Retrieve the measuing cup and put a 1/3 cup of butter in it. Melt it in the microwave. Once again, melted, but not hot.
Take out another smaller measuring cup and measure out 1/3 C of milk. Add the 1 tsp pf fior di sicilia to it. Add the mix to the powdered sugar and start mixing like mad. Then add the melted butter and keep mixing. You'll end up with darn close to buttercream frosting.
If the bottom layer is fully cooled, frost the layer with the mix. Otherwise, cover the bowl with some plastic wrap and stick it in the fridge. The bottom layer *has* to be cooled, or the second layer will melt right in. Not what you want.
Take the two layers and stick in the fridge for at least 45 minutes. You really want this cold for the final layer. Really. Use the time to clean things up.
Once you're sure that things have cooled down, take out another microwaveable bowl (see--if you have cleaned the other bowls, you can reuse!), another 4 TB of the butter, and the chocolate chips. Pour in the chips, and add in the butter in chunks.
Put the bowl into the microwave, and heat it about 20 seconds at a time. Take out the chocolate/butter mix, stir it, and put in back in until the chocolate is completely melted.
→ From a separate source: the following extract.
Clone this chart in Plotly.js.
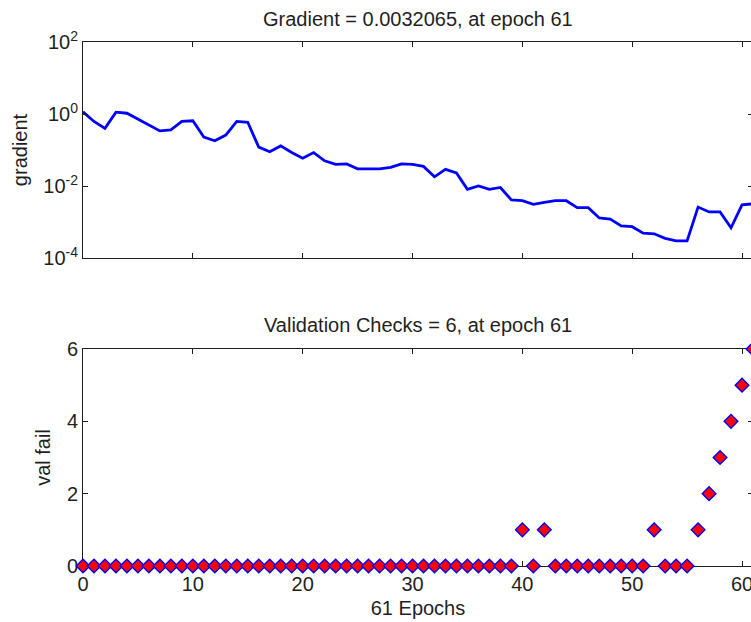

It should act like somewhere between frosting and ganache.
Take the pan with the two layers out of the fridge, and add the chocolate to the top. If you're feeling like gilding the lily, you can chill the whole mixture and drizzle white chocolate over the top. If you're saving this for later, wrap up the whole beast in good quality plastic wrap or foil, and you can put it in the freezer until the morning of the potluck.
When it defrosts, either cut it in small (it may be close to cube-shaped if you cut it in 1 inch pieces) pieces, or let the engineers decide how wired they want to be that afternoon.
Watch your co-workers freak. Smile politely.